### WORK INSTRUCTIONS
Select the lines that hold the word "document" and copy each one.

### INPUT FOR THIS TASK
========
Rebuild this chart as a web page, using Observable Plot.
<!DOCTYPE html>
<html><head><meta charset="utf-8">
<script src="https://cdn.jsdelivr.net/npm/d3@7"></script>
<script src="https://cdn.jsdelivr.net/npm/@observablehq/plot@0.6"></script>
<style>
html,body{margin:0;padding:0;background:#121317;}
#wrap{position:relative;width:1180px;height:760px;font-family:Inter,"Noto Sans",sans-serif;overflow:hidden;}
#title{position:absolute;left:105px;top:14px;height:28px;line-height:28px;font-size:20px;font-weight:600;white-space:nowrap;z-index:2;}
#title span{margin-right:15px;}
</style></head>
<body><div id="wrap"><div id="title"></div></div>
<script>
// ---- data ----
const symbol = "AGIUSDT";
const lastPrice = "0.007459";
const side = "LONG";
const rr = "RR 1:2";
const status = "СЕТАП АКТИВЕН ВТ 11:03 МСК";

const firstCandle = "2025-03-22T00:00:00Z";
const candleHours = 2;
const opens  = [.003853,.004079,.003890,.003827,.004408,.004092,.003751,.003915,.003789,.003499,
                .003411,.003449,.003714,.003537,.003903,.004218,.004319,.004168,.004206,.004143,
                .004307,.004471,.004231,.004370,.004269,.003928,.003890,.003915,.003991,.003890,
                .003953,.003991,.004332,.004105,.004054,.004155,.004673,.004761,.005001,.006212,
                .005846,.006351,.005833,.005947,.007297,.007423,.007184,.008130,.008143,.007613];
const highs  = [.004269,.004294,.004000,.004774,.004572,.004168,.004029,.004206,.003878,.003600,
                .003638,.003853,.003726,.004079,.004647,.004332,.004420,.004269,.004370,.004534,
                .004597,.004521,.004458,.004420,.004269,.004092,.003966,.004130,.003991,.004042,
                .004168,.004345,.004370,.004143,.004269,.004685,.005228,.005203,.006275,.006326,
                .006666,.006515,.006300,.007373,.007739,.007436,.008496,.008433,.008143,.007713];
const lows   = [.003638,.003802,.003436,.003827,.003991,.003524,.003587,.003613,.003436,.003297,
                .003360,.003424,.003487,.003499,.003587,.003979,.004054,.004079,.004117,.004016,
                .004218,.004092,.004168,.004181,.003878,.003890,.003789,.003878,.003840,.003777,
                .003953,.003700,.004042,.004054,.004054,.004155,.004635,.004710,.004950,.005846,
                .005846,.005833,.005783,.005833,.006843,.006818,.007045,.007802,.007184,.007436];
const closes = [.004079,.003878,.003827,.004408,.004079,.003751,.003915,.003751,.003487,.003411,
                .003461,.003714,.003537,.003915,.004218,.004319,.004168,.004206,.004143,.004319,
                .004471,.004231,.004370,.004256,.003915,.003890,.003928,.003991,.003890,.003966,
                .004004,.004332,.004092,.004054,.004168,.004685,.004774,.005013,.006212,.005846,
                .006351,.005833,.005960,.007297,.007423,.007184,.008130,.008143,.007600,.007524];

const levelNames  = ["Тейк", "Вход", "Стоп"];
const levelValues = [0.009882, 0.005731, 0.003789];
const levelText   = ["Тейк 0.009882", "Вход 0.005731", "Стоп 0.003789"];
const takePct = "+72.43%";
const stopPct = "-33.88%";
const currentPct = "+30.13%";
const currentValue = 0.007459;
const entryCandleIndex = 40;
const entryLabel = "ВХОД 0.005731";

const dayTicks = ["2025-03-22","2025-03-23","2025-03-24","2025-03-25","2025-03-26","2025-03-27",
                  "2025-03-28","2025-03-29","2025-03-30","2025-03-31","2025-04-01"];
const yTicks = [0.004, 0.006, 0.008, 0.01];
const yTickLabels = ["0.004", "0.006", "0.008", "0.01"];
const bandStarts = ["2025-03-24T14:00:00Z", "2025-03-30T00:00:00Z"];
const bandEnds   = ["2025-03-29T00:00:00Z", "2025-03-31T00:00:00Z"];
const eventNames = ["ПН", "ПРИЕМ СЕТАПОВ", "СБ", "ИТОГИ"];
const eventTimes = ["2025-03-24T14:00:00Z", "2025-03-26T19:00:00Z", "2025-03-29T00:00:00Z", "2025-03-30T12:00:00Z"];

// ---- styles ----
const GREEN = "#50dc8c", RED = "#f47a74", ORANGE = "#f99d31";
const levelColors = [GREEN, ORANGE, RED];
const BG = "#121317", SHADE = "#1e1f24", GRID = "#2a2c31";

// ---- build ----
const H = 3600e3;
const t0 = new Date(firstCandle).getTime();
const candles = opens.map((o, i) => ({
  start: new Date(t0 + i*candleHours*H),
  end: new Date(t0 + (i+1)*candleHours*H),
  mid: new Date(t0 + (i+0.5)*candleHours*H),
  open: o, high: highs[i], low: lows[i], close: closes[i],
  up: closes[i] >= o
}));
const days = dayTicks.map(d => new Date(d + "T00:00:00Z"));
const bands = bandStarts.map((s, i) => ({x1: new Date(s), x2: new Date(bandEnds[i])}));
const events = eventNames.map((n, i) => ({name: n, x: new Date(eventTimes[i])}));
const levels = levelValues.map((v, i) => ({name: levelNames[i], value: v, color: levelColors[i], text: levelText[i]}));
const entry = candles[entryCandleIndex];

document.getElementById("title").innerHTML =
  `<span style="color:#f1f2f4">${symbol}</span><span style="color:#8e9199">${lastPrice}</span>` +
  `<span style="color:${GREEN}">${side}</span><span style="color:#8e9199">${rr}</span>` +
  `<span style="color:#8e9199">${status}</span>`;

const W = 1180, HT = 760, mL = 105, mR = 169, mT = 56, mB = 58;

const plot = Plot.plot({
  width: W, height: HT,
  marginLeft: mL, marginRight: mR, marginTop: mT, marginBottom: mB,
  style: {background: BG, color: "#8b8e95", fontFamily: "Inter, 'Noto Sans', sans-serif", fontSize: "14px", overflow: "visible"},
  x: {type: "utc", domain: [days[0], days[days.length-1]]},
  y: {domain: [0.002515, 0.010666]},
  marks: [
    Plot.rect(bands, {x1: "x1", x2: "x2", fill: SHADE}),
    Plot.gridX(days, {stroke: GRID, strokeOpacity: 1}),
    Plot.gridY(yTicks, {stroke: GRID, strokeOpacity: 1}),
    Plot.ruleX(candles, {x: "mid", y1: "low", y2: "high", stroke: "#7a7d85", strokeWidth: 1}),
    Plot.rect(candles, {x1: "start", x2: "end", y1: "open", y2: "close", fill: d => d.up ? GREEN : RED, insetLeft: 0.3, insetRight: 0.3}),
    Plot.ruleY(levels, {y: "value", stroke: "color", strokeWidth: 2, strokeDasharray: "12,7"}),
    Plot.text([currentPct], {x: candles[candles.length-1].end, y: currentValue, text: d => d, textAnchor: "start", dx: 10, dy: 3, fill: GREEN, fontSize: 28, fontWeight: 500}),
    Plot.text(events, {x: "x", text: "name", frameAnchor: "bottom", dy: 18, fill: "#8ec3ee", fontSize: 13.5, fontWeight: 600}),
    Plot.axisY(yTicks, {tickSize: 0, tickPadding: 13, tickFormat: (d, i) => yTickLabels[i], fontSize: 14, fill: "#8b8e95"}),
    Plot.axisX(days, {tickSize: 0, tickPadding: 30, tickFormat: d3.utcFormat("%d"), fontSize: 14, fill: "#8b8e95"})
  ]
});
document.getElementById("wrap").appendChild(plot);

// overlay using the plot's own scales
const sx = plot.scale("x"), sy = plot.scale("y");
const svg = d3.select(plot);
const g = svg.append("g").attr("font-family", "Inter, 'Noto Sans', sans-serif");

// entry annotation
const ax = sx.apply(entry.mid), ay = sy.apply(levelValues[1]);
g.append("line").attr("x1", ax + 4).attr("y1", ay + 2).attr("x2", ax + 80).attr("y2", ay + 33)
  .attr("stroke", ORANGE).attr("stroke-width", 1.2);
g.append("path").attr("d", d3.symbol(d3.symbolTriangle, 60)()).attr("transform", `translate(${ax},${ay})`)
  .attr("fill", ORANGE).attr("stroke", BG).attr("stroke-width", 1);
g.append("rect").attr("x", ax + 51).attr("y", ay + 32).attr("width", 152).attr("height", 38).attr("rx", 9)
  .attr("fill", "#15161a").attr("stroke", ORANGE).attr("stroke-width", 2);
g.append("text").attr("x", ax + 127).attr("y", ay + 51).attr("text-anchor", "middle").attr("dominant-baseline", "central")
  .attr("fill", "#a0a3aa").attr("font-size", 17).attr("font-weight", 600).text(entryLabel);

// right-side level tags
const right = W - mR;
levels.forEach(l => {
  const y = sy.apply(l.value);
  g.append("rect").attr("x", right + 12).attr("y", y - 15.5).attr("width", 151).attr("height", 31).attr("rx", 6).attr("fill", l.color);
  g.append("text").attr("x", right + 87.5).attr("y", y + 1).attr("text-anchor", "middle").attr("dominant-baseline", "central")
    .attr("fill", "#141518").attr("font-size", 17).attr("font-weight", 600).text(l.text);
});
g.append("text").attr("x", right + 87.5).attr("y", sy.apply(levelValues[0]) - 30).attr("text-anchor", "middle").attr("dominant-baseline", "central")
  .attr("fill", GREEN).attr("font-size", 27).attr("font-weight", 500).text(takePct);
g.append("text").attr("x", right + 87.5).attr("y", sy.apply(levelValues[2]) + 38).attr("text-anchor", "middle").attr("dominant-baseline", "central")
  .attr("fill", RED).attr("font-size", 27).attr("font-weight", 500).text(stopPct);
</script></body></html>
========
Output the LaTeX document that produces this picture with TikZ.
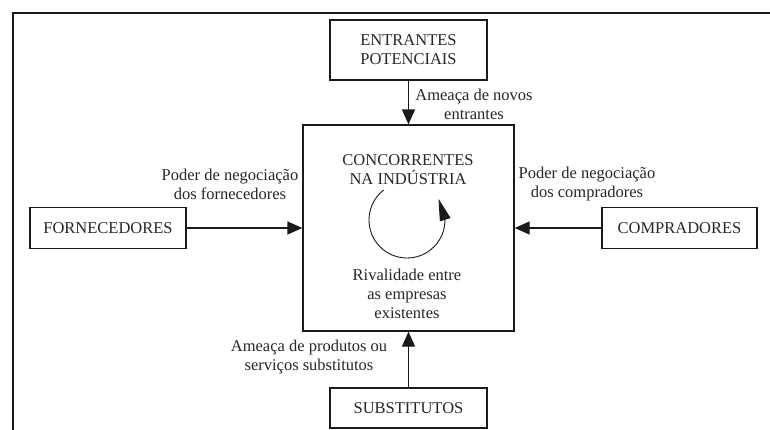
========
### SOLUTION TO THE EXERCISE
document.getElementById("title").innerHTML =
document.getElementById("wrap").appendChild(plot);
Output the LaTeX document that produces this picture with TikZ.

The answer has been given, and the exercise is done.